Workers at the parts distribution center (PDC) in Milan, Illinois said that so many workers stayed home that Deere had canceled shifts over the weekend.
“Not many people have shown up at all,” one worker said. “So few have shown up that they canceled this weekend’s shifts.”
Another worker at PDC voiced her concern over the coming efforts to ramp up overtime. “I feel that we will be working overtime for a very long time. They said next Friday and Saturday will be voluntary, and after that it will be Mandatory Saturdays. They are behind on everything besides Flash [emergency orders] which have to go out every day.”
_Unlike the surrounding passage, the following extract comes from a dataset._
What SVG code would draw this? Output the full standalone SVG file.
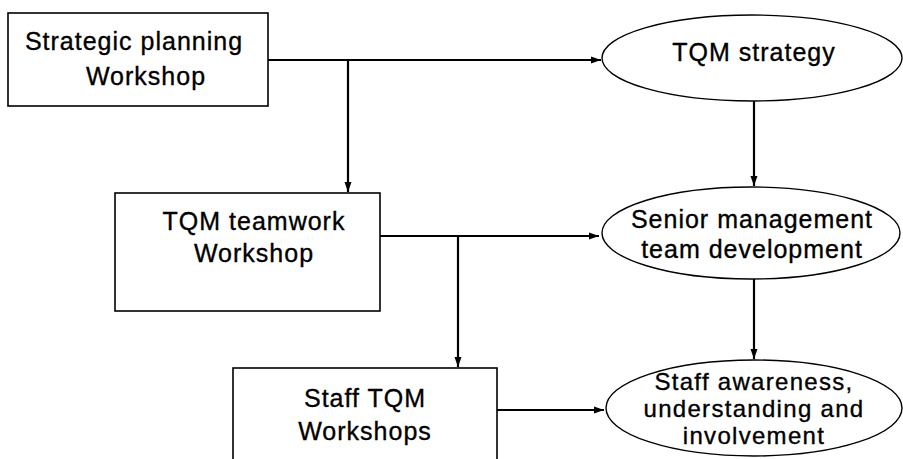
<svg xmlns="http://www.w3.org/2000/svg" width="903" height="459" viewBox="0 0 903 459">
<style>
.box{fill:#fff;stroke:#000;stroke-width:1.6}
.ell{fill:#fff;stroke:#000;stroke-width:1.4}
.t{font-family:"Liberation Sans",Arial,sans-serif;font-size:25px;letter-spacing:1px;fill:#000;text-anchor:middle;stroke:#000;stroke-width:0.35}
.s{font-size:24px;letter-spacing:1.3px}
.c{fill:none;stroke:#000;stroke-width:2.2}
</style>
<defs>
<marker id="ah" viewBox="0 0 10 10" refX="10" refY="5" markerWidth="10" markerHeight="10" markerUnits="userSpaceOnUse" orient="auto">
<path d="M0,1.5 L10,5 L0,8.5 Z" fill="#000"/>
</marker>
</defs>
<rect width="903" height="459" fill="#fff"/>
<g id="connectors">
<path class="c" d="M268,60 H601" marker-end="url(#ah)"/>
<path class="c" d="M348,60 V192" marker-end="url(#ah)"/>
<path class="c" d="M754,100 V186" marker-end="url(#ah)"/>
<path class="c" d="M380,236 H599" marker-end="url(#ah)"/>
<path class="c" d="M458,236 V367" marker-end="url(#ah)"/>
<path class="c" d="M754,279 V359" marker-end="url(#ah)"/>
<path class="c" d="M497,410 H604" marker-end="url(#ah)"/>
</g>
<g id="strategic-planning">
<rect class="box" x="8" y="13" width="260" height="93"/>
<text class="t" x="134" y="50">Strategic planning</text>
<text class="t" x="146" y="85">Workshop</text>
</g>
<g id="tqm-strategy">
<ellipse class="ell" cx="752" cy="58" rx="150" ry="43"/>
<text class="t" x="754" y="61">TQM strategy</text>
</g>
<g id="tqm-teamwork">
<rect class="box" x="115" y="193" width="265" height="118"/>
<text class="t" x="254" y="230">TQM teamwork</text>
<text class="t" x="254" y="262">Workshop</text>
</g>
<g id="senior-management">
<ellipse class="ell" cx="751" cy="233" rx="149" ry="46"/>
<text class="t" x="752" y="228">Senior management</text>
<text class="t" x="752" y="258">team development</text>
</g>
<g id="staff-workshops">
<rect class="box" x="233" y="368" width="264" height="110"/>
<text class="t" x="365" y="407">Staff TQM</text>
<text class="t" x="365" y="440">Workshops</text>
</g>
<g id="staff-awareness">
<ellipse class="ell" cx="754" cy="408" rx="148" ry="48"/>
<text class="t s" x="754" y="390">Staff awareness,</text>
<text class="t s" x="754" y="417">understanding and</text>
<text class="t s" x="754" y="444">involvement</text>
</g>
</svg>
The company will undoubtedly seek to utilize every means at its disposable to speed up and compensate for lost production during the strike, which significantly disrupted its operations. Deere CEO John May said in a statement following Wednesday’s vote that management had “faith” that workers “will find new and better ways to improve our competitiveness” now that the contract is passed—in other words, produce even more wealth for Deere’s billionaire investors and Wall Street shareholders.
The coming struggles over speedup, overtime, and working conditions—and inevitably many other areas of the contract’s “fine print” left out of the UAW’s highlights—makes it all the more important that workers join and build the John Deere Workers Rank-and-File Committee. Throughout the struggle, the committee gave voice to workers’ demands to restore past concessions and win major wage increases, exposed the UAW and company’s lies and threats, and worked to mobilize support among workers in the US and internationally.